Copy out the lines that include the word "Python".

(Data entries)
........
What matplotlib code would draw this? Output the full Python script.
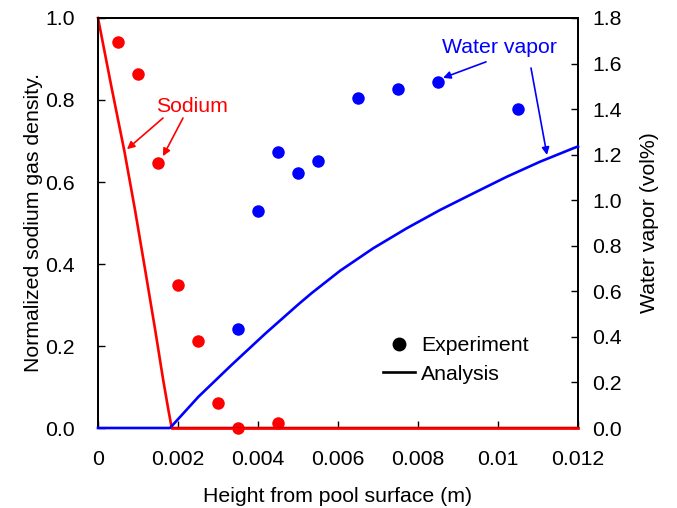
import matplotlib
matplotlib.use("Agg")
import matplotlib.pyplot as plt
from matplotlib.lines import Line2D

plt.rcParams['font.family'] = ['Liberation Sans', 'DejaVu Sans']

# Experimental data
na_exp_x = [0.0005, 0.001, 0.0015, 0.002, 0.0025, 0.003, 0.0035, 0.0045]
na_exp_y = [0.941, 0.863, 0.646, 0.349, 0.212, 0.061, 0.0, 0.012]
wv_exp_x = [0.0035, 0.004, 0.0045, 0.005, 0.0055, 0.0065, 0.0075, 0.0085, 0.0105]
wv_exp_y = [0.435, 0.953, 1.21, 1.12, 1.17, 1.45, 1.49, 1.52, 1.40]

# Analysis curves
na_ana_x = [0, 0.00034, 0.00066, 0.000925, 0.00118, 0.00143, 0.00163, 0.00176,
            0.00183, 0.00186, 0.012]
na_ana_y = [1.0, 0.83, 0.675, 0.532, 0.385, 0.239, 0.117, 0.044, 0.007, 0.0, 0.0]
wv_ana_x = [0, 0.0018, 0.00251, 0.00334, 0.00418, 0.00501, 0.00534, 0.00605,
            0.00688, 0.00772, 0.00855, 0.00938, 0.01022, 0.01105, 0.01188, 0.012]
wv_ana_y = [0, 0, 0.137, 0.277, 0.414, 0.543, 0.592, 0.690, 0.789, 0.877, 0.957,
            1.030, 1.103, 1.169, 1.228, 1.236]

x_ticks = [0, 0.002, 0.004, 0.006, 0.008, 0.01, 0.012]
x_ticklabels = ['0', '0.002', '0.004', '0.006', '0.008', '0.01', '0.012']
yl_ticks = [0.0, 0.2, 0.4, 0.6, 0.8, 1.0]
yr_ticks = [0.0, 0.2, 0.4, 0.6, 0.8, 1.0, 1.2, 1.4, 1.6, 1.8]

FS = 15.3
RED = '#ff0000'
BLUE = '#0000ff'

fig = plt.figure(figsize=(6.77, 5.08), dpi=100)
ax = fig.add_axes([98/677, 80/508, 480/677, 410/508])
ax2 = ax.twinx()

ax.plot(na_ana_x, na_ana_y, color=RED, lw=1.9, clip_on=False, zorder=3)
ax.plot(na_exp_x, na_exp_y, 'o', color=RED, ms=9, mec='none', clip_on=False, zorder=4)
ax2.plot(wv_ana_x, wv_ana_y, color=BLUE, lw=1.9, clip_on=False, zorder=3)
ax2.plot(wv_exp_x, wv_exp_y, 'o', color=BLUE, ms=9, mec='none', clip_on=False, zorder=4)
# redraw the red baseline over the blue one
ax2.plot(na_ana_x[-2:], [0, 0], color=RED, lw=1.9, clip_on=False, zorder=5)

ax.set_xlim(0, 0.012)
ax.set_ylim(0, 1.0)
ax2.set_ylim(0, 1.8)
ax.set_xticks(x_ticks)
ax.set_xticklabels(x_ticklabels)
ax.set_yticks(yl_ticks)
ax.set_yticklabels([f'{v:.1f}' for v in yl_ticks])
ax2.set_yticks(yr_ticks)
ax2.set_yticklabels([f'{v:.1f}' for v in yr_ticks])

for a in (ax, ax2):
    a.tick_params(direction='in', length=5, width=1, labelsize=FS)
    for s in a.spines.values():
        s.set_linewidth(1.3)
ax.tick_params(axis='x', pad=15.5)
ax.tick_params(axis='y', pad=16.5)
ax2.tick_params(axis='y', pad=10.5)

ax.set_xlabel('Height from pool surface (m)', fontsize=FS, labelpad=13)
ax.set_ylabel('Normalized sodium gas density.', fontsize=FS, labelpad=2)
ax2.set_ylabel('Water vapor (vol%)', fontsize=FS, labelpad=12.5)

ap_r = dict(arrowstyle='-|>', color=RED, lw=1.2, mutation_scale=11, shrinkA=0, shrinkB=0)
ap_b = dict(arrowstyle='-|>', color=BLUE, lw=1.2, mutation_scale=11, shrinkA=0, shrinkB=0)
ax.text(0.00235, 0.785, 'Sodium', color=RED, fontsize=FS, ha='center', va='center')
ax.annotate('', xy=(0.000725, 0.680), xytext=(0.001625, 0.756), arrowprops=ap_r)
ax.annotate('', xy=(0.001625, 0.663), xytext=(0.002125, 0.756), arrowprops=ap_r)
ax.text(0.010025, 0.927, 'Water vapor', color=BLUE, fontsize=FS, ha='center', va='center')
ax.annotate('', xy=(0.008625, 0.854), xytext=(0.0097, 0.893), arrowprops=ap_b)
ax.annotate('', xy=(0.011225, 0.666), xytext=(0.010825, 0.878), arrowprops=ap_b)

handles = [Line2D([], [], marker='o', ls='none', color='black', ms=9),
           Line2D([], [], color='black', lw=1.9)]
fig.legend(handles, ['Experiment', 'Analysis'], loc='center left',
           bbox_to_anchor=(383/677, 1 - 360/508), frameon=False, fontsize=FS,
           handlelength=1.5, handletextpad=0.3, labelspacing=0.45,
           borderpad=0, borderaxespad=0)

fig.savefig('out.png', dpi=100)
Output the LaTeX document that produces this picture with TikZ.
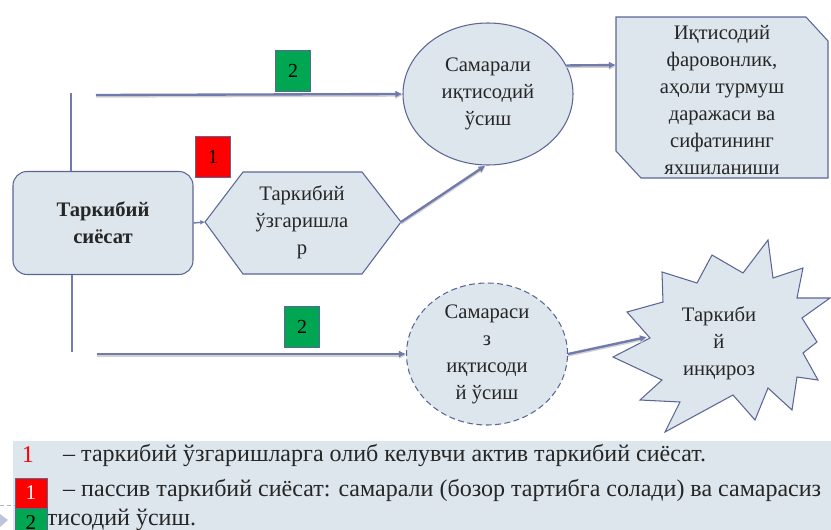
\documentclass[tikz,border=0pt]{standalone}
\usepackage{fontspec}
\setmainfont{Liberation Serif}
\usetikzlibrary{shapes.geometric,arrows.meta}
\definecolor{boxfill}{RGB}{221,230,237}
\definecolor{edgec}{RGB}{92,102,150}
\definecolor{flowc}{RGB}{112,122,172}
\definecolor{markgreen}{RGB}{0,166,81}
\definecolor{markred}{RGB}{255,0,0}
\begin{document}
\begin{tikzpicture}[x=0.03cm,y=-0.03cm,
	txt/.style={font=\fontsize{17.6}{23}\selectfont, align=center, text=black!85, inner sep=0pt},
	legtxt/.style={font=\fontsize{20.5}{24}\selectfont, text=black!85, inner sep=0pt},
	panel/.style={draw=edgec, fill=boxfill, line width=0.9pt},
	arrowline/.style={draw=flowc, line width=2pt, -{Latex[length=6pt,width=6pt]},
		preaction={draw=black!18, line width=2pt, transform canvas={yshift=-1.3pt}}},
	stemline/.style={draw=flowc, line width=1.5pt},
	numbox/.style={draw=edgec, line width=0.6pt, minimum width=1.05cm, minimum height=1.23cm, inner sep=0pt, font=\fontsize{17}{20}\selectfont},
	keybox/.style={draw=edgec, line width=0.5pt, minimum width=0.96cm, minimum height=0.9cm, inner sep=0pt, font=\fontsize{18}{20}\selectfont}]
	\useasboundingbox (0, 0) rectangle (831, 530);
	% main blocks
	\node[panel, rounded corners=12pt, minimum width=5.4cm, minimum height=3.09cm, align=center, text=black!85,
		font=\fontsize{17.6}{23}\selectfont\bfseries] (policy) at (103, 223) {Таркибий\\сиёсат};
	\coordinate (hexL) at (205, 222);
	\coordinate (hexR) at (401, 222);
	\draw[panel] (hexL) -- (243, 172) -- (362, 172) -- (hexR) -- (362, 274) -- (243, 274) -- cycle;
	\node[txt] (change) at (302, 222) {Таркибий\\ўзгаришла\\р};
	\node[panel, ellipse, minimum width=5.1cm, minimum height=4.26cm, txt] (growth) at (488, 94) {Самарали\\иқтисодий\\ўсиш};
	\draw[panel] (616, 17) -- (806, 17) -- (828, 41) -- (828, 178) -- (641, 178) -- (616, 151) -- cycle;
	\node[txt] (welfare) at (722, 100) {Иқтисодий\\фаровонлик,\\аҳоли турмуш\\даражаси ва\\сифатининг\\яхшиланиши};
	\node[panel, ellipse, dash pattern=on 5pt off 3pt, minimum width=4.83cm, minimum height=4.26cm, txt] (nogrowth) at (487, 354) {Самараси\\з\\иқтисоди\\й ўсиш};
	% starburst
	\draw[panel] (768, 240) -- (773, 278) -- (803, 268) -- (797, 298) -- (830, 298) -- (802, 318) -- (817, 342)
		-- (803, 353) -- (818, 380) -- (797, 377) -- (792, 410) -- (768, 388) -- (755, 420) -- (733, 395)
		-- (665, 432) -- (680, 402) -- (640, 400) -- (662, 380) -- (613, 357) -- (650, 338) -- (627, 312)
		-- (663, 302) -- (662, 272) -- (697, 283) -- (712, 255) -- (743, 273) -- cycle;
	\node[txt] (crisis) at (719, 343) {Таркиби\\й\\инқироз};
	% connectors
	\coordinate (upend) at (71, 93);
	\coordinate (lowend) at (72, 352);
	\coordinate (topstart) at (96, 95);
	\coordinate (lowstart) at (97, 354);
	\coordinate (wIn) at (616, 65);
	\coordinate (starIn) at (647, 337);
	\draw[stemline] (upend) -- (upend |- policy.north);
	\draw[stemline] (lowend |- policy.south) -- (lowend);
	\draw[arrowline] (topstart) -- (growth.west);
	\draw[draw=flowc, line width=1.2pt, -{Latex[length=4pt,width=4pt]}] (policy.east) -- (hexL);
	\draw[arrowline] (hexR) -- (growth.268);
	\draw[arrowline] (growth.20) -- (wIn);
	\draw[arrowline] (lowstart) -- (nogrowth.west);
	\draw[arrowline] (nogrowth.east) -- (starIn);
	% numbers
	\node[numbox, fill=markgreen] (g1) at (293, 71) {2};
	\node[numbox, fill=markred] (r1) at (213, 157) {1};
	\node[numbox, fill=markgreen] (g2) at (302, 327) {2};
	% legend
	\fill[boxfill] (13, 441) rectangle (831, 530);
	\draw[black!30, dashed] (0, 505) -- (15, 505);
	\fill[flowc!45] (0, 514) -- (8, 520) -- (0, 527) -- cycle;
	\node[legtxt, text=markred] (k1) at (28, 455) {1};
	\node[legtxt, anchor=west] (l1) at (63, 455) {– таркибий ўзгаришларга олиб келувчи актив таркибий сиёсат.};
	\node[legtxt, anchor=west] (l2) at (63, 490) {– пассив таркибий сиёсат: самарали (бозор тартибга солади) ва самарасиз};
	\node[legtxt, anchor=west] (l3) at (22, 520) {иқтисодий ўсиш.};
	\node[keybox, fill=markred, text=white] (k2) at (31, 493) {1};
	\node[keybox, fill=markgreen] (k3) at (31, 523) {2};
\end{tikzpicture}
\end{document}
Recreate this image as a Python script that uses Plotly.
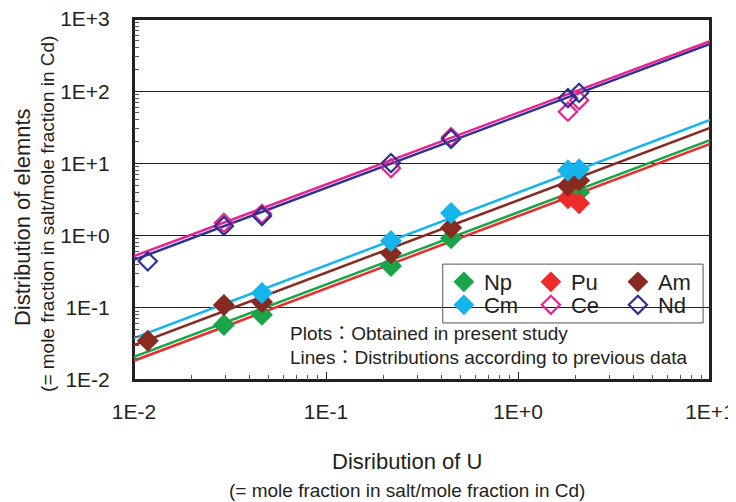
........
## COMPLETED EXERCISE
What matplotlib code would draw this? Output the full Python script.
Recreate this image as a Python script that uses Plotly.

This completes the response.